Чтобы закончить наш спор о субстанциях, мне остается ответить еще на один упрек Л. М. Лопатина. Он находит у меня «смешение двух значений слова сущность» (сущности, как подлежащего, – субстанции в общелогическом или категориальном смысле этого понятия, – или субъекта качеств, и сущности, как основного качества или совокупности основных качеств у какого-нибудь подлежащего) (кн. 120, стр. 416). По его мнению эта постоянная подстановка одного понятия субстанции, на место другого является очень существенным двигателем моих умозаключений (там же, стр. 417).
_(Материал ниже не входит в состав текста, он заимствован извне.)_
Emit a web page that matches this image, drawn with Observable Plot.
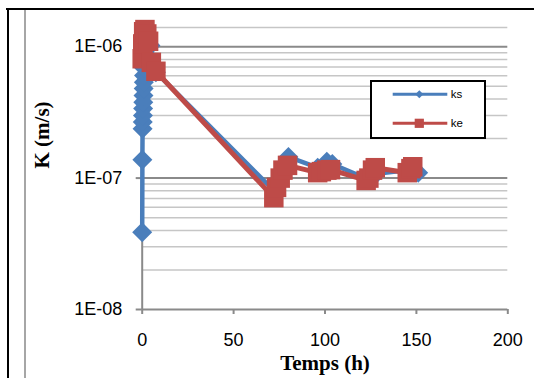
<!DOCTYPE html>
<html>
<head>
<meta charset="utf-8">
<script src="https://cdn.jsdelivr.net/npm/d3@7"></script>
<script src="https://cdn.jsdelivr.net/npm/@observablehq/plot@0.6"></script>
<style>
  html, body { margin: 0; padding: 0; background: #fff; }
  #wrap { position: relative; width: 534px; height: 378px; overflow: hidden; background: #fff; }
  #wrap svg.plot { position: absolute; left: 0; top: 0; }
  .frameTop { position: absolute; left: 6px; top: 8px; width: 528px; height: 2px; background: #000; }
  .frameLeft { position: absolute; left: 7px; top: 8px; width: 2px; height: 370px; background: #000; }
  .frameGray { position: absolute; left: 24px; top: 10px; width: 2px; height: 368px; background: #a6a6a6; }
  #legend { position: absolute; left: 370px; top: 80px; width: 112px; height: 55px; border: 2px solid #000; background: #fff; }
  #legend svg { position: absolute; left: 0; top: 0; }
</style>
</head>
<body>
<div id="wrap">
  <div class="frameTop"></div>
  <div class="frameLeft"></div>
  <div class="frameGray"></div>
</div>
<script>
// ---- data ----
const seriesNames = ["ks", "ke"];
const seriesColors = ["#4A7EBB", "#BE4B48"];

const ksTime = [0, 0.1, 0.2, 0.3, 0.4, 0.5, 0.6, 0.7, 0.8, 0.9, 1.0, 1.2, 1.4, 1.6, 2, 4.5, 7.5, 73, 80, 96, 101, 104, 122, 126, 128, 146, 151];
const ksK = [3.87e-8, 1.38e-7, 2.37e-7, 2.67e-7, 3.0e-7, 3.39e-7, 3.78e-7, 4.26e-7, 4.81e-7, 5.37e-7, 6.04e-7, 6.84e-7, 7.73e-7, 8.59e-7, 9.7e-7, 1.02e-6, 6.4e-7, 7.8e-8, 1.45e-7, 1.2e-7, 1.33e-7, 1.28e-7, 1.0e-7, 1.06e-7, 1.08e-7, 1.15e-7, 1.1e-7];

const keTime = [0, 0.3, 0.8, 1.5, 2.5, 3.5, 5, 7.5, 72, 73.5, 75.5, 77, 79.5, 96, 98, 101, 103, 122.5, 124, 126, 127.5, 145, 147, 148];
const keK = [8.1e-7, 1.05e-6, 1.3e-6, 1.35e-6, 1.25e-6, 1.1e-6, 7.6e-7, 6.5e-7, 7.1e-8, 8.5e-8, 1.0e-7, 1.15e-7, 1.25e-7, 1.1e-7, 1.12e-7, 1.15e-7, 1.16e-7, 9.6e-8, 1.0e-7, 1.15e-7, 1.2e-7, 1.1e-7, 1.18e-7, 1.22e-7];

const xTicks = [0, 50, 100, 150, 200];
const xTickLabels = ["0", "50", "100", "150", "200"];
const yTicks = [1e-8, 1e-7, 1e-6];
const yTickLabels = ["1E-08", "1E-07", "1E-06"];
const xTitle = "Temps (h)";
const yTitle = "K (m/s)";

// ---- build tables ----
const ks = ksTime.map((t, i) => ({t, k: ksK[i]}));
const ke = keTime.map((t, i) => ({t, k: keK[i]}));

const yTop = 1.4e-6;
const minorGrid = [];
for (const dec of [1e-8, 1e-7]) for (let m = 2; m <= 9; m++) minorGrid.push(m * dec);
minorGrid.push(yTop);

const axisGray = "#8a8a8a";

const chart = Plot.plot({
  width: 534,
  height: 378,
  marginLeft: 141.7,
  marginRight: 26.7,
  marginTop: 27,
  marginBottom: 69,
  x: {domain: [0, 200]},
  y: {type: "log", domain: [1e-8, yTop]},
  style: {fontFamily: "Liberation Sans", fontSize: "18px", color: "#000", background: "transparent", overflow: "visible"},
  marks: [
    Plot.ruleY(minorGrid, {stroke: "#c6c6c6", strokeWidth: 1.5}),
    Plot.ruleY([1e-7, 1e-6], {stroke: axisGray, strokeWidth: 2}),
    Plot.ruleX([0], {stroke: axisGray, strokeWidth: 2}),
    Plot.ruleY([1e-8], {stroke: axisGray, strokeWidth: 2}),
    Plot.axisX({ticks: xTicks, tickFormat: d => xTickLabels[xTicks.indexOf(d)], tickSize: 5, tickPadding: 18.7, label: null, stroke: axisGray, strokeWidth: 2, fill: "#000"}),
    Plot.axisY({ticks: yTicks, tickFormat: d => yTickLabels[yTicks.indexOf(d)], tickSize: 6, tickPadding: 14, label: null, stroke: axisGray, strokeWidth: 2, fill: "#000"}),
    Plot.line(ks, {x: "t", y: "k", stroke: seriesColors[0], strokeWidth: 4.5}),
    Plot.dot(ks, {x: "t", y: "k", symbol: "diamond2", r: 9, fill: seriesColors[0], stroke: "none"}),
    Plot.line(ke, {x: "t", y: "k", stroke: seriesColors[1], strokeWidth: 5}),
    Plot.dot(ke, {x: "t", y: "k", symbol: "square", r: 11, fill: seriesColors[1], stroke: "none"}),
    Plot.text([yTitle], {frameAnchor: "left", dx: -100, rotate: -90, fontFamily: "Liberation Serif", fontWeight: "bold", fontSize: 21, fill: "#000"}),
    Plot.text([xTitle], {frameAnchor: "bottom", dy: 60.5, fontFamily: "Liberation Serif", fontWeight: "bold", fontSize: 21, fill: "#000"})
  ]
});
chart.classList.add("plot");
const wrap = document.getElementById("wrap");
wrap.insertBefore(chart, wrap.firstChild);

// ---- legend ----
const legend = document.createElement("div");
legend.id = "legend";
const ns = "http://www.w3.org/2000/svg";
const lsvg = document.createElementNS(ns, "svg");
lsvg.setAttribute("width", 112);
lsvg.setAttribute("height", 55);
const rowsY = [12.3, 41.3];
seriesNames.forEach((name, i) => {
  const y = rowsY[i];
  const line = document.createElementNS(ns, "line");
  line.setAttribute("x1", 20.7); line.setAttribute("x2", 75.3);
  line.setAttribute("y1", y); line.setAttribute("y2", y);
  line.setAttribute("stroke", seriesColors[i]); line.setAttribute("stroke-width", 3);
  lsvg.appendChild(line);
  if (i === 0) {
    const p = document.createElementNS(ns, "path");
    const cx = 47.3, h = 4;
    p.setAttribute("d", `M${cx},${y - h}L${cx + h},${y}L${cx},${y + h}L${cx - h},${y}Z`);
    p.setAttribute("fill", seriesColors[i]);
    lsvg.appendChild(p);
  } else {
    const r = document.createElementNS(ns, "rect");
    r.setAttribute("x", 47.3 - 4.6); r.setAttribute("y", y - 4.6);
    r.setAttribute("width", 9.2); r.setAttribute("height", 9.2);
    r.setAttribute("fill", seriesColors[i]);
    lsvg.appendChild(r);
  }
  const t = document.createElementNS(ns, "text");
  t.setAttribute("x", 78.7); t.setAttribute("y", y + 4);
  t.setAttribute("font-family", "Liberation Sans");
  t.setAttribute("font-size", "11.5px");
  t.setAttribute("fill", "#000");
  t.textContent = name;
  lsvg.appendChild(t);
});
legend.appendChild(lsvg);
wrap.appendChild(legend);
</script>
</body>
</html>
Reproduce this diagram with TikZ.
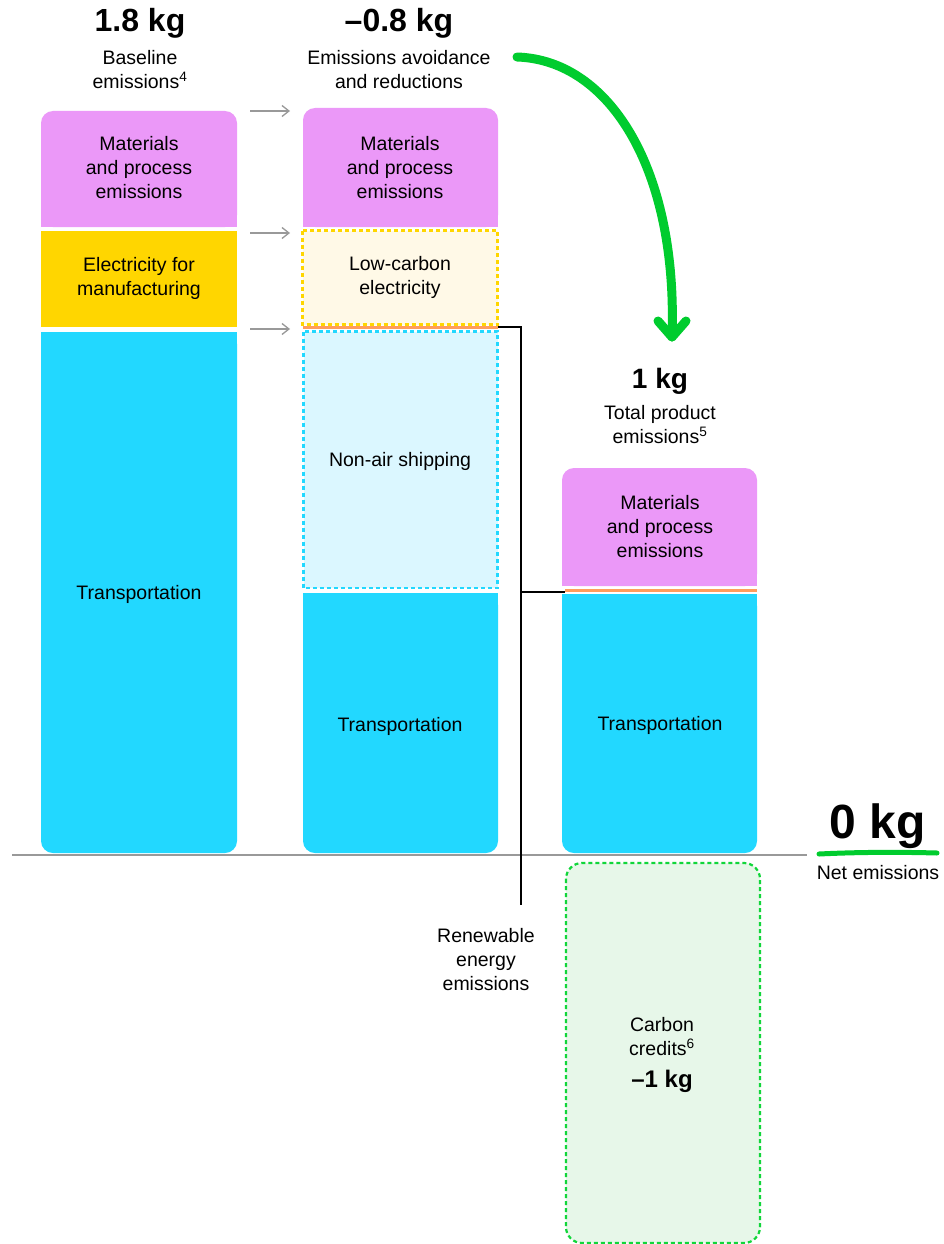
\documentclass[tikz,border=0pt]{standalone}
\usepackage{fontspec}
\setmainfont{Liberation Sans}
\usetikzlibrary{arrows.meta}
\definecolor{pinkc}{HTML}{EB98F8}
\definecolor{yellowc}{HTML}{FFD600}
\definecolor{cyanc}{HTML}{22D8FF}
\definecolor{lyellow}{HTML}{FFF9E7}
\definecolor{lcyan}{HTML}{DBF7FF}
\definecolor{orangec}{HTML}{FF9D5C}
\definecolor{greenc}{HTML}{00CC2E}
\definecolor{lgreen}{HTML}{E7F7E9}
\definecolor{dgreen}{HTML}{11D63A}
\definecolor{grayc}{HTML}{999999}
\begin{document}
\begin{tikzpicture}[x=1pt,y=-1pt,
  lbl/.style={align=center,font=\fontsize{19.5}{24}\selectfont,text=black,inner sep=0pt},
  hdr/.style={align=center,font=\fontsize{32}{36}\bfseries\selectfont,inner sep=0pt},
  sub/.style={align=center,font=\fontsize{19.5}{24}\selectfont,inner sep=0pt},
  grayarrow/.style={draw=grayc,line width=1.3,-{Straight Barb[length=7,width=11]}},
  bracket/.style={draw=black,line width=1.3},
  dashbox/.style={line width=2.2,dash pattern=on 4 off 3}]
\useasboundingbox (0,0) rectangle (943,1244);
\fill[white] (0,0) rectangle (943,1244);

% ---- column 1 ----
\fill[pinkc,rounded corners=12] (41,111) rectangle (237,227);
\fill[pinkc] (41,150) rectangle (237,227);
\fill[yellowc] (41,231) rectangle (237,327);
\fill[cyanc,rounded corners=12] (41,332) rectangle (237,853);
\fill[cyanc] (41,332) rectangle (237,800);
\node[lbl] (m1) at (139,168) {Materials\\and process\\emissions};
\node[lbl] (e1) at (139,278) {Electricity for\\manufacturing};
\node[lbl] (t1) at (139,594) {Transportation};

% ---- column 2 ----
\fill[pinkc,rounded corners=12] (303,108) rectangle (498,227);
\fill[pinkc] (303,150) rectangle (498,227);
\filldraw[fill=lyellow,draw=yellowc,dashbox] (302.5,230.5) rectangle (497.5,324.5);
\fill[orangec] (303,325.5) rectangle (498,328.5);
\filldraw[fill=lcyan,draw=cyanc,dashbox] (303.5,331.5) rectangle (497.5,588);
\fill[cyanc,rounded corners=12] (303,593) rectangle (498,853);
\fill[cyanc] (303,593) rectangle (498,800);
\node[lbl] (m2) at (400,168) {Materials\\and process\\emissions};
\node[lbl] (l2) at (400,277) {Low-carbon\\electricity};
\node[lbl] (n2) at (400,461) {Non-air shipping};
\node[lbl] (t2) at (400,726) {Transportation};

% ---- column 3 ----
\fill[pinkc,rounded corners=12] (562,468) rectangle (757,586);
\fill[pinkc] (562,510) rectangle (757,586);
\fill[orangec] (565,589) rectangle (757,592);
\fill[cyanc,rounded corners=12] (562,594) rectangle (757,853);
\fill[cyanc] (562,594) rectangle (757,800);
\node[lbl] (m3) at (660,527) {Materials\\and process\\emissions};
\node[lbl] (t3) at (660,725) {Transportation};

% ---- carbon credits ----
\filldraw[fill=lgreen,draw=dgreen,dashbox,rounded corners=16] (566,863) rectangle (760,1243);
\node[lbl] (cc) at (662,1037) {Carbon\\credits\textsuperscript{6}};
\node[inner sep=0pt,font=\fontsize{24}{28}\bfseries\selectfont] (cckg) at (662,1081) {–1 kg};

% ---- baseline ----
\coordinate (bl0) at (12,855);
\coordinate (bl1) at (807,855);
\draw[grayc,line width=1.3] (bl0) -- (bl1);

% ---- headers ----
\node[hdr] (h1) at (140,23) {1.8 kg};
\node[sub] (s1) at (140,70) {Baseline\\emissions\textsuperscript{4}};
\node[hdr] (h2) at (399,23) {–0.8 kg};
\node[sub] (s2) at (399,70) {Emissions avoidance\\and reductions};
\node[inner sep=0pt,font=\fontsize{28}{32}\bfseries\selectfont] (h3) at (660,381) {1 kg};
\node[sub] (s3) at (660,425) {Total product\\emissions\textsuperscript{5}};

% ---- 0 kg ----
\node[inner sep=0pt,font=\fontsize{48}{52}\bfseries\selectfont] (zero) at (878,826) {0 kg};
\coordinate (u0) at (819,854);
\coordinate (u1) at (937,853);
\draw[greenc,line width=5,line cap=round] (u0) .. controls (860,852) and (900,852) .. (u1);
\node[inner sep=0pt,font=\fontsize{19.5}{22}\selectfont] (net) at (878,873) {Net emissions};

% ---- gray arrows ----
\foreach \yy/\nm in {111/a,233/b,329/c}{
  \coordinate (ga\nm) at (250,\yy);
  \coordinate (gb\nm) at (290,\yy);
  \draw[grayarrow] (ga\nm) -- (gb\nm);
}

% ---- renewable bracket ----
\coordinate (or2) at (498,327);
\coordinate (br1) at (521,327);
\coordinate (br2) at (521,592);
\coordinate (br3) at (521,905);
\coordinate (or3) at (565,592);
\draw[bracket] (or2) -- (br1) -- (br3);
\draw[bracket] (br2) -- (or3);
\node[lbl] (ren) at (486,960) {Renewable\\energy\\emissions};

% ---- green curved arrow ----
\coordinate (g0) at (517,57);
\coordinate (g1) at (672,337);
\draw[greenc,line width=9,line cap=round] (g0) .. controls (610,60) and (678,170) .. (g1);
\draw[greenc,line width=9,line cap=round,line join=round] (658,321) -- (g1) -- (686,321);
\end{tikzpicture}
\end{document}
Этот упрек, как и все прочие упреки Л. М. Лопатина, обусловливается его совершенным незнакомством с тем контекстом, из которого он выхватывает отдельные места и тексты моей книги. – Я высказываю свое отношение к «конечным субстанциям» по поводу учения Соловьева об идеях-субстанциях, которое, как известно, представляет собою переработку платоновского учения об идеях. Известно, что и у Платона и у Соловьева, мы имеем не смешение, а органический синтез двух определений идей: они суть в одно и то же время и сущее (όντως öv) или сущности (ούσίαι) и роды и виды (είδη και γενή) и постольку – качественные определения других существ, приобщающихся к идеям. В этом смысле у Платона идея-сущность (субстанция) есть вместе с тем и идея-качество; и сочетание обоих этих определений в одном понятии, очевидно, не может быть истолковано как их смешение. В моем изложении учения Соловьева я подчеркнул, что и у него в понятии идеи есть тот же синтез, сочетание тех же определений: и для него идея есть «безусловное качество каждого существа» (т. I, стр. 287), его сущность-качество (стр. 288), а в то же время – деятельная сила (стр. 289) и в качестве таковой – субстанция (стр. 290).
Вслед за Соловьевым и я усвояю в переработанном виде учение об идеях Платона (т. I, стр. 292–293), причем множественность субстанций у меня отпадает (как и у Соловьева в последний период) и отдельные идеи признаются субстанциальными лишь в качестве органически необходимых элементов всеединой идеи или субстанции в собственном смысле – «Софии». С этой точки зрения я имею такое же право, как и Платон или Соловьев, говорить и о «вечной идее-субстанции», в которой человек может утвердиться или не утвердиться, и в то же время об идее-сущности как о качественном определении или качестве того существа, которое к ней приобщается. Если я исполняю волю Божию, – идея или замысел Божий обо мне становится моим определением в обоих смыслах – и моим бытием (субстанцией) и моим качеством, ибо она выражает исчерпывающим образом всю мою жизнь и всю мою особенность. Охотно верю, что для Л. М. Лопатина такое сочетание представлений совершенно непонятно: этим только лишний раз доказывается, что все соловьевское учение об идее и о «Софии» (в особенности учение последнего периода) осталось целиком за пределами его кругозора.